Göztepe S.K. is a Turkish professional basketball club based in İzmir. Currently, the team plays in the Turkish Basketball First League. The basketball team is part of the multi-sports club Göztepe S.K..

==History==
Re-established in 2024, the team competed in the Basketbol Süper Ligi league during the 1968–69 and 2002–03 seasons. The basketball department was later discontinued due to financial difficulties. As of the 2021–22 season, the restructured team prioritized the establishment of its youth system.

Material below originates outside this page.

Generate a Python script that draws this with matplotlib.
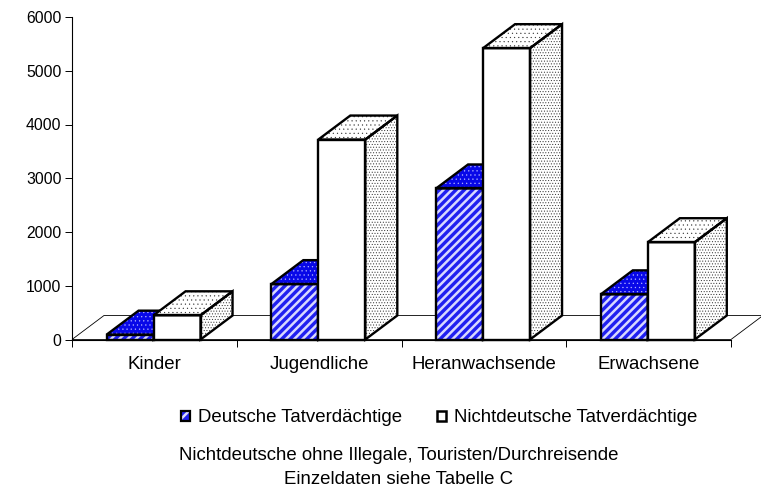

In their first season, Göztepe finished as runners-up in the U14 men's category at the national level and also contributed three players to the national youth teams. Among the club's long-term objectives is the development of youth teams capable of competing in the Turkish championships across all age categories, with the aim of forming the senior team through its own resources. In the 2024–25 season, coinciding with the club's centenary, the senior team was re-established and began competing in the Turkish Basketball Second League.